AWS Glue is intended for people who have too much data to process. Perhaps you have a whole fleet of servers, and each one of them is spitting out log files. You ingest this data into S3 for easy storage, but there’s a lot of it, and it needs to be processed first before being analyzed with Athena. Maybe you’re only interested in a few columns from the data and want to discard the rest.
AWS Glue can handle that; it sits between your S3 data and Athena, and processes data much like how a utility such as sed or awk would on the command line. By setting up a crawler, you can import data stored in S3 into your data catalog, the same catalog used by Athena to run queries. You can then modify this data to remove the unnecessary columns or convert between formats.
AWS Glue can also automatically convert CSV and other delimited formats into the Apache Parquet columnar format, which is highly recommended for anyone working with Athena, as it can cut your costs by an order of magnitude due to it requiring far less data to be processed.
How to Get Started
Head on over to the AWS Glue Console, and select “Get Started.” From the “Crawlers” tab, select “Create Crawler,” and give it a name. Choose “Data Stores” as the import type, and configure it to import data from the S3 bucket where your data is being held.
Next, create a new IAM user for the crawler to operate as. Create it from this dialog, and then select it in the list (you may have to hit the refresh button next to the list).
You can give your crawler a schedule using standard cron syntax, or by selecting one of the predefined options. You can also have it run manually from the console if you’d like.
Choose an output database from your Data Catalog. If you’ve used Athena before, you may have a custom database, but if not, the default one should work fine. The crawler creates a table for itself to store data in.
Converting Data
Once your data is imported into your data catalog database, you can use it in other AWS Glue functions. For example, if you want to process your data, you can create a new job from the “Jobs” tab to handle data conversion.
Give the job a name, and select your IAM role. Select “A Proposed Script Generated By AWS Glue” as the script the job runs, unless you want to manually write one.
From the next tab, select the table that your data was imported into by the crawler. Click next, and then select “Change Schema” as the transform type.
You can choose to create new files, or update the current ones with the new schema instead. If you’re converting to Parquet or other formats, you need to create new files.

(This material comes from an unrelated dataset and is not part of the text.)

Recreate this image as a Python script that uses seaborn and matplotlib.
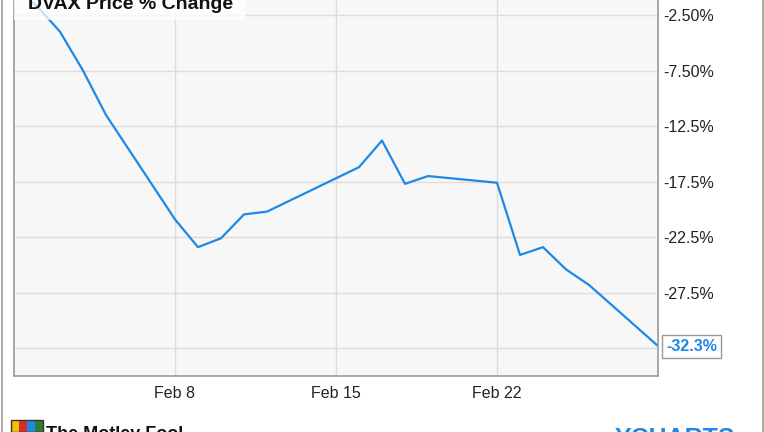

From the next page, you can configure where all the magic happens. Each column in the source file is mapped to a column in the output file. You can delete columns and add new ones if you would like. By default, it’s a one-to-one mapping, so if you’re just converting between formats, you can ignore this page.
Next, you’re brought to the script editor, where AWS has preloaded a script that executes the correct transform for you. You can run it manually from this tab in the console, or set it up with a trigger to run on a fixed schedule.
Athena can also be configured to load data from an AWS Glue crawler, rather than from a fixed path in S3. You can also use it to more finely control what data gets imported.